(Given request) Copy everything from the line with "Recreate this image" down to the line with "(hekim) [panel, minimum", inclusive of both, exactly as written; leave out all pictures.

━━━━━━━━━━

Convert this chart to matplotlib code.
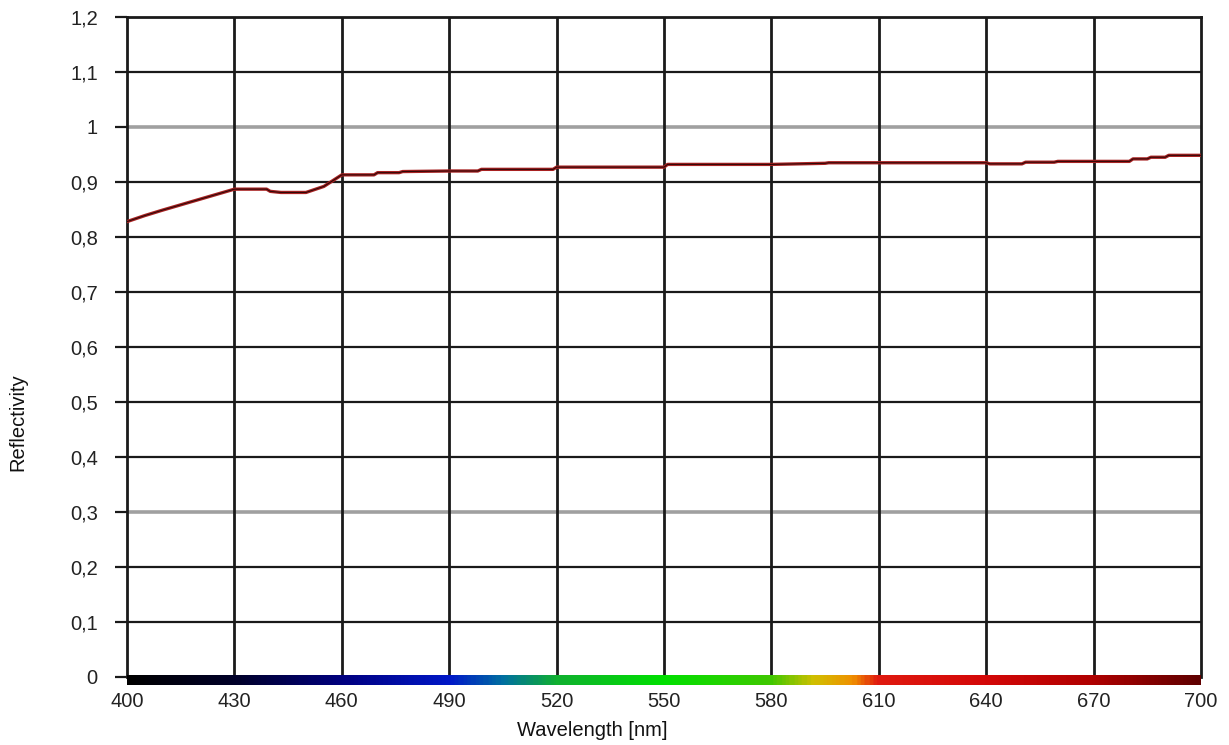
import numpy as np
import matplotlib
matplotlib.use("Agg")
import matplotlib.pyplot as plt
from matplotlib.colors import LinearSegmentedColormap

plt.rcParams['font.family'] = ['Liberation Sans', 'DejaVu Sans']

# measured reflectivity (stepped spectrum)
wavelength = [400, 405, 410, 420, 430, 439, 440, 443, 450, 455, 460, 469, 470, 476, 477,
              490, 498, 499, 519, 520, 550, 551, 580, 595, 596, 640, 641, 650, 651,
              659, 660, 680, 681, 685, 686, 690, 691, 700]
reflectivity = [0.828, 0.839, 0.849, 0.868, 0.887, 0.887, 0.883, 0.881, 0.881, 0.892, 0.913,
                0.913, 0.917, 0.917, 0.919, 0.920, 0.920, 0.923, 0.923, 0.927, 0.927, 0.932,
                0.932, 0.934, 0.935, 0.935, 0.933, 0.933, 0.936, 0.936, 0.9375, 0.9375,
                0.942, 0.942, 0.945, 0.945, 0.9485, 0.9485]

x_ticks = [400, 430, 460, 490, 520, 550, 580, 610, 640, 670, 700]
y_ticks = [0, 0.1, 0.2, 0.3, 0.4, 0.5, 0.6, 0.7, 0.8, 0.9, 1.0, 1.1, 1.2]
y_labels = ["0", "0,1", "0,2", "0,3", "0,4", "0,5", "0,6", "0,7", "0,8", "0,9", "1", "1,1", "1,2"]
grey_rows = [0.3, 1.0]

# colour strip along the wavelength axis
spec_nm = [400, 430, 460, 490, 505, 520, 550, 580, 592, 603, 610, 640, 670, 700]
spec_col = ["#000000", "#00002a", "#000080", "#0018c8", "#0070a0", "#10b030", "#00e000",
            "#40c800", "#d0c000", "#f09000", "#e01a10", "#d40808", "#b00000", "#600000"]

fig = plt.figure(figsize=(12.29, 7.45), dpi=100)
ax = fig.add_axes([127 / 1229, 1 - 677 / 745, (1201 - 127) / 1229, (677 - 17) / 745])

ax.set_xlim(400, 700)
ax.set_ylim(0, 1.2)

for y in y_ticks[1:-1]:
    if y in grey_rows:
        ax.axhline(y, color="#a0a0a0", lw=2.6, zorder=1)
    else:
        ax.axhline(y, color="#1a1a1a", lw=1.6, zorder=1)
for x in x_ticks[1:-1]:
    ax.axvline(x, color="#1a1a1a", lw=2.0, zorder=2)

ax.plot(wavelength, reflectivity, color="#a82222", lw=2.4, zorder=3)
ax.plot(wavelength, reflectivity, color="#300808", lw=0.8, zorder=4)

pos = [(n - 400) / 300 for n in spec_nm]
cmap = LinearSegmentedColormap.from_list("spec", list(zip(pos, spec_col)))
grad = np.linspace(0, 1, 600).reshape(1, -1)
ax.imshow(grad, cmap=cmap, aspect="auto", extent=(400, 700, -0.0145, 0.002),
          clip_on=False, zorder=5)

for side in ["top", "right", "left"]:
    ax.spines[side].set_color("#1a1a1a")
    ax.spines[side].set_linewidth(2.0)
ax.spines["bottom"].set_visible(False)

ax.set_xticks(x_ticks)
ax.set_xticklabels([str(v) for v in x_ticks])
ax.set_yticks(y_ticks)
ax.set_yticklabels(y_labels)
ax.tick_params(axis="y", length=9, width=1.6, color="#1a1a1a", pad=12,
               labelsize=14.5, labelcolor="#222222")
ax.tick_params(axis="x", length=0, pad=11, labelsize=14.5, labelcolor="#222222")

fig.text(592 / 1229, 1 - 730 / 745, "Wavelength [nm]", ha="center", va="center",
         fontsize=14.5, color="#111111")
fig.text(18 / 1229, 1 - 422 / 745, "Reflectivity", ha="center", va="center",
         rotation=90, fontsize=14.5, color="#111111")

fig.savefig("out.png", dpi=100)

━━━━━━━━━━

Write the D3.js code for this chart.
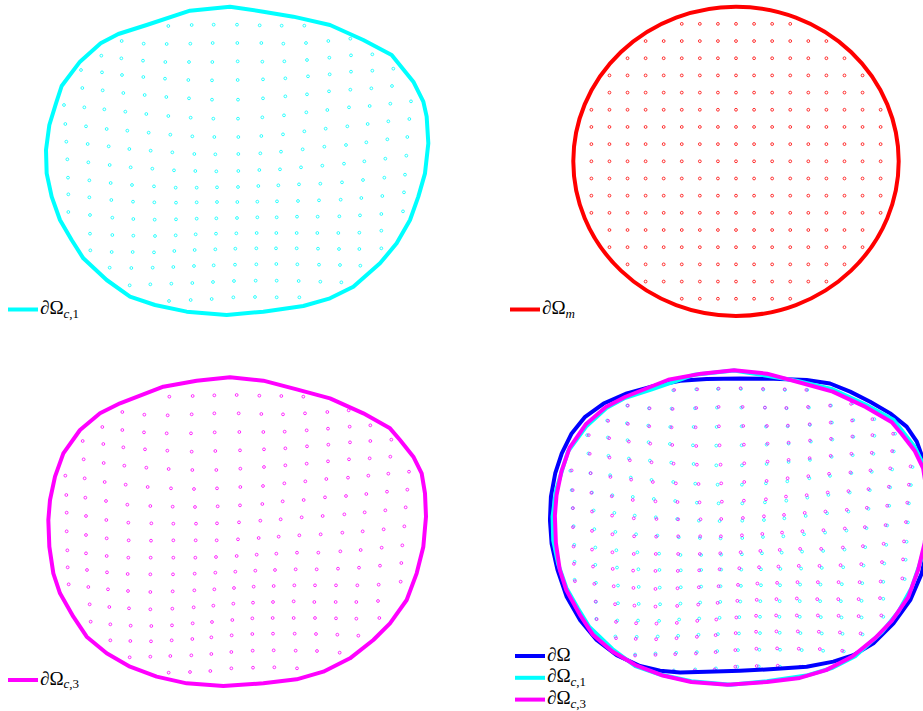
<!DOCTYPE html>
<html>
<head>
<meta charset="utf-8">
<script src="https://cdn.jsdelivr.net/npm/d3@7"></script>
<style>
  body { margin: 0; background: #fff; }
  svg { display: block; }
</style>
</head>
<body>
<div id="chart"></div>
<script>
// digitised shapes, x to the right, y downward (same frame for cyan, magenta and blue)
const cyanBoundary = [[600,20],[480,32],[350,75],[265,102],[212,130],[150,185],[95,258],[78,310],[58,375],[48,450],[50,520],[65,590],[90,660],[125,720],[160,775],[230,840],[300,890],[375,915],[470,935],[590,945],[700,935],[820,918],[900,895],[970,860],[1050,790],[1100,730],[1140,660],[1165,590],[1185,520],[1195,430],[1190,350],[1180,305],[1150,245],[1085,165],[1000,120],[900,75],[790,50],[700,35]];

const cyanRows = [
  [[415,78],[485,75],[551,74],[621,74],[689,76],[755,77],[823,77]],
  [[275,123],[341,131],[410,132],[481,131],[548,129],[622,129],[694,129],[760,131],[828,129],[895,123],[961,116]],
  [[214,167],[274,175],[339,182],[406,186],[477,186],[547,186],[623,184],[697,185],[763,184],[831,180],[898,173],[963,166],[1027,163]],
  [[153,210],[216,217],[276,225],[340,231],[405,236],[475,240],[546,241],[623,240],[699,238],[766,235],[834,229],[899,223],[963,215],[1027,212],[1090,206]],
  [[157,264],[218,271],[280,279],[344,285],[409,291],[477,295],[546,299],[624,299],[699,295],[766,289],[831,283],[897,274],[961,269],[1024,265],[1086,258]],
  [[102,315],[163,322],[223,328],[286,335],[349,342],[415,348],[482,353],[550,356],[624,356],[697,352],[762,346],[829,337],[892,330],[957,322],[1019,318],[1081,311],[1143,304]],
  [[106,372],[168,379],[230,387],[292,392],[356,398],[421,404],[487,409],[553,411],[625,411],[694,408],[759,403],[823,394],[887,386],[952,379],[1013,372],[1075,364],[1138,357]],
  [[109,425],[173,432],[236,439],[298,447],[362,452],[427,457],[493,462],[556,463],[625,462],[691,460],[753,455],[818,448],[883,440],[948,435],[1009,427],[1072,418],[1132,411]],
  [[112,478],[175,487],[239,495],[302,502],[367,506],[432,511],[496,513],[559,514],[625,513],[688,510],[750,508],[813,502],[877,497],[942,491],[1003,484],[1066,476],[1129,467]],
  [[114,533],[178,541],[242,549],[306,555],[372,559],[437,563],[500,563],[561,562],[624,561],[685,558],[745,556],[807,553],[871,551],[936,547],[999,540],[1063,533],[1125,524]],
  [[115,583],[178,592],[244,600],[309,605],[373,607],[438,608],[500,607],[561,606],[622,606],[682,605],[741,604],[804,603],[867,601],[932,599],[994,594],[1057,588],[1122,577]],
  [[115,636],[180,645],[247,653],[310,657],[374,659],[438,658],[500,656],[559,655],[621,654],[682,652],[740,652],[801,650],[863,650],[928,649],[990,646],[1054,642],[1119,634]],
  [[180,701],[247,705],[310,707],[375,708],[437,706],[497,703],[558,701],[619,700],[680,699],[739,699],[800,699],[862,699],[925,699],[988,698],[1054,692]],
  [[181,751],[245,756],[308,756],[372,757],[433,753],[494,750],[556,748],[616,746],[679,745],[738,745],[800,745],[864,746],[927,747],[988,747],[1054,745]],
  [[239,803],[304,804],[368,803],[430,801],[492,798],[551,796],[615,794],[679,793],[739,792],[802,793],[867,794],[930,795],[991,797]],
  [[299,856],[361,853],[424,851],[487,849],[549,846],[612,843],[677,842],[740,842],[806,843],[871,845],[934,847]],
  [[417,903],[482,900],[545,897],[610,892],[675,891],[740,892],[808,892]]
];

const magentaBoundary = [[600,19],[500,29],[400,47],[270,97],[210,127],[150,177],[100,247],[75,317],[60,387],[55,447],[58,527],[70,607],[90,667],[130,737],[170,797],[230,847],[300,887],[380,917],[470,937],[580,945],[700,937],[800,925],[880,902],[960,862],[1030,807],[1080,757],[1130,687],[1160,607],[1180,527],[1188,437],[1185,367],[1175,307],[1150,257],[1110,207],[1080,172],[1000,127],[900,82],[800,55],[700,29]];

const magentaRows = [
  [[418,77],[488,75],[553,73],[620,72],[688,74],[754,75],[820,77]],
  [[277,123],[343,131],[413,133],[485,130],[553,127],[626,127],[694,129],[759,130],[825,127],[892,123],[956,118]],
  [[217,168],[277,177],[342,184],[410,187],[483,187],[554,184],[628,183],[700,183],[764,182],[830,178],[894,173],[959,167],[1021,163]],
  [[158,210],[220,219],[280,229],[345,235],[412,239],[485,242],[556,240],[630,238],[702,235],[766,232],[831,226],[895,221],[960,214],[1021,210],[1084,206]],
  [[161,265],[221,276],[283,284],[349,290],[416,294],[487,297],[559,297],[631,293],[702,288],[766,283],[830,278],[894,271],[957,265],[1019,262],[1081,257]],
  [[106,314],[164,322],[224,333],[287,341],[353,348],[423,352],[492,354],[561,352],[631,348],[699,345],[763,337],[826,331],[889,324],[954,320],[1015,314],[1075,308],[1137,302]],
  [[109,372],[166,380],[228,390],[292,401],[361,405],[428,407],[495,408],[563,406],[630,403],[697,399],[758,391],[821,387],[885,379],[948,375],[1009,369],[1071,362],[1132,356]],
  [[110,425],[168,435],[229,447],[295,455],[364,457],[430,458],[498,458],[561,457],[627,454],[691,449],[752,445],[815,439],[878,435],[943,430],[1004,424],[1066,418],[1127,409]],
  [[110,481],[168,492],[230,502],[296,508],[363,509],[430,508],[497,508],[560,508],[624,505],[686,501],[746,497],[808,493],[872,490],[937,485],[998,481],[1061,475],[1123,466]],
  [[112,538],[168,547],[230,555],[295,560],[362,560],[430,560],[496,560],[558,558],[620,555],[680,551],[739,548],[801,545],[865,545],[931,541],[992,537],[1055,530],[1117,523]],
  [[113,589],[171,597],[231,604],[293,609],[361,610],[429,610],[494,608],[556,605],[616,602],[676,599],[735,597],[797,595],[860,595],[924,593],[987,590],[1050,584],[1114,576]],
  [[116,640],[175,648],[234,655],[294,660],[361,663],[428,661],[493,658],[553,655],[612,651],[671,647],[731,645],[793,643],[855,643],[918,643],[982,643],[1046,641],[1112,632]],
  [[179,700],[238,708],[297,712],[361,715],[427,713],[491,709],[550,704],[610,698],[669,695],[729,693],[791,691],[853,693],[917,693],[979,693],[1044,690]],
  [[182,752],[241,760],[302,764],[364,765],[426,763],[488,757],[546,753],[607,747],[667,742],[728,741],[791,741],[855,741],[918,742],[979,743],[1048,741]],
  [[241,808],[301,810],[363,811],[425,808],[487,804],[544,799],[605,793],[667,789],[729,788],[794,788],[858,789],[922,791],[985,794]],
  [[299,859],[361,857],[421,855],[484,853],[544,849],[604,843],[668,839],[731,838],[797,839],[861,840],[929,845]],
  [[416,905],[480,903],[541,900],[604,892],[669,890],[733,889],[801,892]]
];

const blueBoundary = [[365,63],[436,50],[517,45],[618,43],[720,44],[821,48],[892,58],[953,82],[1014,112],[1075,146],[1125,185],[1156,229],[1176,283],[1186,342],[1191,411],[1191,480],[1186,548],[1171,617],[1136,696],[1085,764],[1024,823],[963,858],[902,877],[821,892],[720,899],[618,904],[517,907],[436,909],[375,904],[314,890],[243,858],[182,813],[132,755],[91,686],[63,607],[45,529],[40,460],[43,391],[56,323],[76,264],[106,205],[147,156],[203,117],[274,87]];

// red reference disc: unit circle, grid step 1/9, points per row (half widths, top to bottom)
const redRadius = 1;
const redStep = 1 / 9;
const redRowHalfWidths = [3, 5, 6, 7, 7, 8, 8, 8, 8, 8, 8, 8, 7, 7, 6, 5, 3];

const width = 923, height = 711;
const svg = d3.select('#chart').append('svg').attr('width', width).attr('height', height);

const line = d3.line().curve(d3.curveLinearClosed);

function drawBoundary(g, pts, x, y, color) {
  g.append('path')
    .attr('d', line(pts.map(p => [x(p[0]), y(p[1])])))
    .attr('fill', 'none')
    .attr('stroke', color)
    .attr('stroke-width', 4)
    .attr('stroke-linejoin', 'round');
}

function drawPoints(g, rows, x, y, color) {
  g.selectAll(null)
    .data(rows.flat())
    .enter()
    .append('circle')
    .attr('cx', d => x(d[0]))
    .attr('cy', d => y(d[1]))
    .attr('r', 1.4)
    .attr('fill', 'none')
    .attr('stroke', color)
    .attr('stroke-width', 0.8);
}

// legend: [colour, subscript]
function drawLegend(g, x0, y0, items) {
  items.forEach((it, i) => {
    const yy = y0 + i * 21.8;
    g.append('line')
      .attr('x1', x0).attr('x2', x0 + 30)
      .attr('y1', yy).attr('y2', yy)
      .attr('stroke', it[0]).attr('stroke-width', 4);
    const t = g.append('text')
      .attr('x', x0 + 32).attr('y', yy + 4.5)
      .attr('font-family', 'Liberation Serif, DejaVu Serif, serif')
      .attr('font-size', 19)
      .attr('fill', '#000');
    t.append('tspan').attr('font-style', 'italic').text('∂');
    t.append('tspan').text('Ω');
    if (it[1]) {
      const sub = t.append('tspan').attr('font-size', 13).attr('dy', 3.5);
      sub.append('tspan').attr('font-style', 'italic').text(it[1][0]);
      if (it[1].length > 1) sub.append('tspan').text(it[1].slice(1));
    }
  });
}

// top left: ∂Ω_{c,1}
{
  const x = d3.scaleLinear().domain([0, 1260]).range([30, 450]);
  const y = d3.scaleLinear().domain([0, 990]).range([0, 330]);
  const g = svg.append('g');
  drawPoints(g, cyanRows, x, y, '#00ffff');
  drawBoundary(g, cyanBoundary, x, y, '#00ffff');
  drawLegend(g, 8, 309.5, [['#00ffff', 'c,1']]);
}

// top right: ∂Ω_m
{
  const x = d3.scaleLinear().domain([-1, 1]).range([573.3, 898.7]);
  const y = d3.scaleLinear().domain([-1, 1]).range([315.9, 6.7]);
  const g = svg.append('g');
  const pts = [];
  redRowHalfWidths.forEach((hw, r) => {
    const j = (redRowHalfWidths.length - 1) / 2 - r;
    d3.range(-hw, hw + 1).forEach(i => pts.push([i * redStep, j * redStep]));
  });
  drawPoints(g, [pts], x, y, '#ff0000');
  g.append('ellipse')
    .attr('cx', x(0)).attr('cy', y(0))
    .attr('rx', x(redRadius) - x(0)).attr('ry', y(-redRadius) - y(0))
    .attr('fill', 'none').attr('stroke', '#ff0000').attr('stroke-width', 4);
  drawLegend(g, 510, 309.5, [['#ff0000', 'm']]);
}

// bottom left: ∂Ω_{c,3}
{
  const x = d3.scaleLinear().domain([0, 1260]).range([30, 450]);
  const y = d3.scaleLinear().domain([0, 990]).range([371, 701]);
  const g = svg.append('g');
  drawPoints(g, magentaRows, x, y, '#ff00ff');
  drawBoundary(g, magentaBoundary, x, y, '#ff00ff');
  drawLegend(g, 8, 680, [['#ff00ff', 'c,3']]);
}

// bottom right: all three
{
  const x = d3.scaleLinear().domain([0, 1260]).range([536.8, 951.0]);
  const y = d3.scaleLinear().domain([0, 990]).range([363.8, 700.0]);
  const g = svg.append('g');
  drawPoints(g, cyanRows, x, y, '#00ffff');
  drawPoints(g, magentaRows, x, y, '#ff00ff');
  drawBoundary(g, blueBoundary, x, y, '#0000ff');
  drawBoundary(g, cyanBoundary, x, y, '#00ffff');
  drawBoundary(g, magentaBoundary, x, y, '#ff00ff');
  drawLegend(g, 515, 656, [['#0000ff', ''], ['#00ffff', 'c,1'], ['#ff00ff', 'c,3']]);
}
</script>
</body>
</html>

━━━━━━━━━━

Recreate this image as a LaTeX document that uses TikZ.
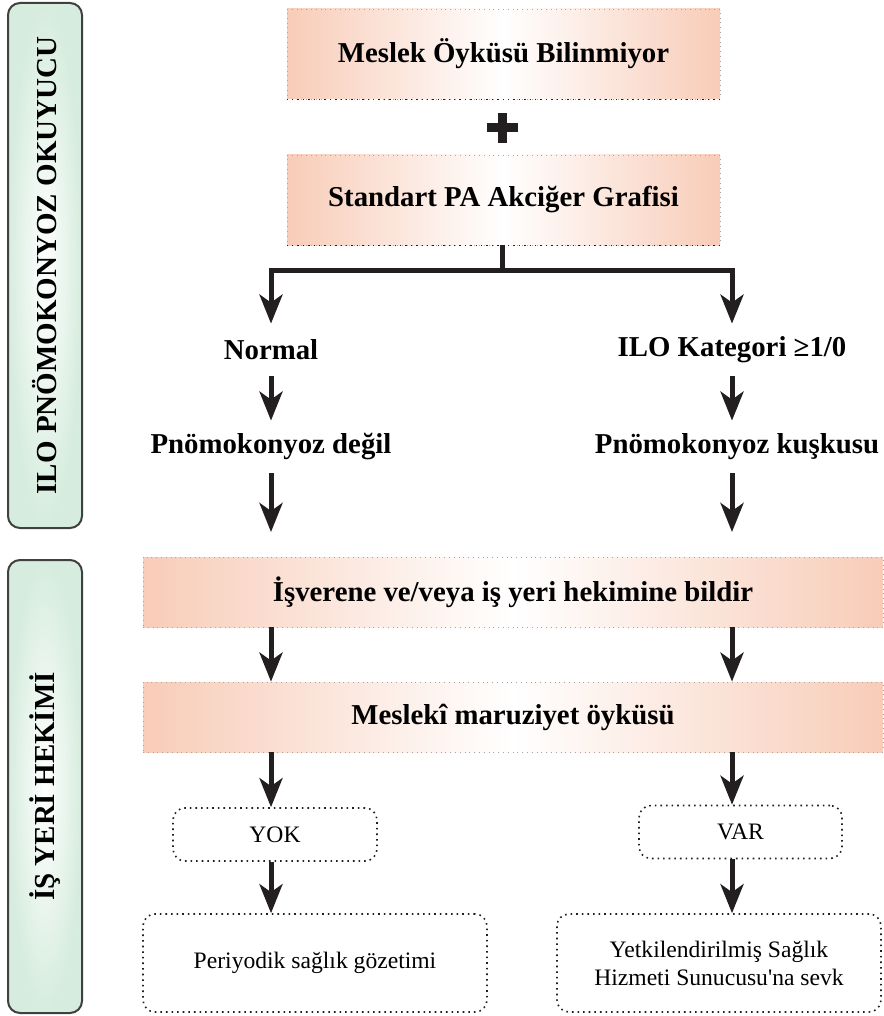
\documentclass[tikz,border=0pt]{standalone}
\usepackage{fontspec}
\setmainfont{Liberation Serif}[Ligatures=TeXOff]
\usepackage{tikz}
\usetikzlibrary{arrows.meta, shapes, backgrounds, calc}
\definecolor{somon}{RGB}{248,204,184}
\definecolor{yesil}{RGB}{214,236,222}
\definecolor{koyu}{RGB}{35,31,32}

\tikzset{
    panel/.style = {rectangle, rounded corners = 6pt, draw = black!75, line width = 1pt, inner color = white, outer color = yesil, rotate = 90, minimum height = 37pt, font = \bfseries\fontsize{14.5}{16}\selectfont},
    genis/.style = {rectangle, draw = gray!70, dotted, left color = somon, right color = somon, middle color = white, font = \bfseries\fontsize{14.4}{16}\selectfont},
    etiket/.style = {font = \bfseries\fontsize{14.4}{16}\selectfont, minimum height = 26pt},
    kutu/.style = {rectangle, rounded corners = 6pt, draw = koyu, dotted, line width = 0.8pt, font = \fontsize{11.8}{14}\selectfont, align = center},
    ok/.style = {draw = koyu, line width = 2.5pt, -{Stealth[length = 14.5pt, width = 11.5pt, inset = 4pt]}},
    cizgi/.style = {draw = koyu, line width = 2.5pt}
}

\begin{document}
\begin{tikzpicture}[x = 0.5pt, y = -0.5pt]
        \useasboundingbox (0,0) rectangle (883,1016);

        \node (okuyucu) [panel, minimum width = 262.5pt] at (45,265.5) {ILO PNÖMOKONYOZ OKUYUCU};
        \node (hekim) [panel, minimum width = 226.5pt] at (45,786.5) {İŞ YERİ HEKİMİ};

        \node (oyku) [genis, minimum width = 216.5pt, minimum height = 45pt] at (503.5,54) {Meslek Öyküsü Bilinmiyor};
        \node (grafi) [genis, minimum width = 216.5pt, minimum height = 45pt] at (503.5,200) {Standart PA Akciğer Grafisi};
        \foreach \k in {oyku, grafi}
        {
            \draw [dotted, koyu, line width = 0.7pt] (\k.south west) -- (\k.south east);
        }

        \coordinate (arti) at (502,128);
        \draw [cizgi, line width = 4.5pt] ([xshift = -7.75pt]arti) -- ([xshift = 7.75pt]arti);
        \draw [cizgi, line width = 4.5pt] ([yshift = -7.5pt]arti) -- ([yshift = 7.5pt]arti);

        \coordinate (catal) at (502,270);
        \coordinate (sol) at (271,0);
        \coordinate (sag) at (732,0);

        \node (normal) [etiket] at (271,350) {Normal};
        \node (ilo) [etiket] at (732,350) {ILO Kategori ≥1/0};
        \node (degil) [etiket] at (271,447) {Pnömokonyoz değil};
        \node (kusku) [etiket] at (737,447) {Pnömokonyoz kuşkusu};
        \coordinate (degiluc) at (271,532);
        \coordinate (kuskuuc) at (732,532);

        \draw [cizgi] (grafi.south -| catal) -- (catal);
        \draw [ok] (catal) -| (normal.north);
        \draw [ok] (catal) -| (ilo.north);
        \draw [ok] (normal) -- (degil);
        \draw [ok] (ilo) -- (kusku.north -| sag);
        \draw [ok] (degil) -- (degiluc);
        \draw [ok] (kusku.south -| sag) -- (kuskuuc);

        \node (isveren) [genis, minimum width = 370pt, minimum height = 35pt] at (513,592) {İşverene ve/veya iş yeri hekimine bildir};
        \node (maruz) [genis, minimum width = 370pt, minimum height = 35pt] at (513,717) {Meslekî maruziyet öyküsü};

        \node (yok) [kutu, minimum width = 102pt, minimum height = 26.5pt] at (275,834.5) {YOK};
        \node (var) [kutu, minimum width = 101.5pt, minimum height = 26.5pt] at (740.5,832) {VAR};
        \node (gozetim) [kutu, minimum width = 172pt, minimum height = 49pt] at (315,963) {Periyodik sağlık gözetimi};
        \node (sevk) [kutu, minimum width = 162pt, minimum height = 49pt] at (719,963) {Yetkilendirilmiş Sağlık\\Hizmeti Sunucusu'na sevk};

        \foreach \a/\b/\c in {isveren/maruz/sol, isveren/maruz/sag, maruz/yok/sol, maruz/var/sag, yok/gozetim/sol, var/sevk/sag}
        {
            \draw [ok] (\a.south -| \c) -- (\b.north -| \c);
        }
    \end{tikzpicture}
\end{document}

━━━━━━━━━━

(Full output)
Recreate this image as a LaTeX document that uses TikZ.
\documentclass[tikz,border=0pt]{standalone}
\usepackage{fontspec}
\setmainfont{Liberation Serif}[Ligatures=TeXOff]
\usepackage{tikz}
\usetikzlibrary{arrows.meta, shapes, backgrounds, calc}
\definecolor{somon}{RGB}{248,204,184}
\definecolor{yesil}{RGB}{214,236,222}
\definecolor{koyu}{RGB}{35,31,32}

\tikzset{
    panel/.style = {rectangle, rounded corners = 6pt, draw = black!75, line width = 1pt, inner color = white, outer color = yesil, rotate = 90, minimum height = 37pt, font = \bfseries\fontsize{14.5}{16}\selectfont},
    genis/.style = {rectangle, draw = gray!70, dotted, left color = somon, right color = somon, middle color = white, font = \bfseries\fontsize{14.4}{16}\selectfont},
    etiket/.style = {font = \bfseries\fontsize{14.4}{16}\selectfont, minimum height = 26pt},
    kutu/.style = {rectangle, rounded corners = 6pt, draw = koyu, dotted, line width = 0.8pt, font = \fontsize{11.8}{14}\selectfont, align = center},
    ok/.style = {draw = koyu, line width = 2.5pt, -{Stealth[length = 14.5pt, width = 11.5pt, inset = 4pt]}},
    cizgi/.style = {draw = koyu, line width = 2.5pt}
}

\begin{document}
\begin{tikzpicture}[x = 0.5pt, y = -0.5pt]
        \useasboundingbox (0,0) rectangle (883,1016);

        \node (okuyucu) [panel, minimum width = 262.5pt] at (45,265.5) {ILO PNÖMOKONYOZ OKUYUCU};
        \node (hekim) [panel, minimum width = 226.5pt] at (45,786.5) {İŞ YERİ HEKİMİ};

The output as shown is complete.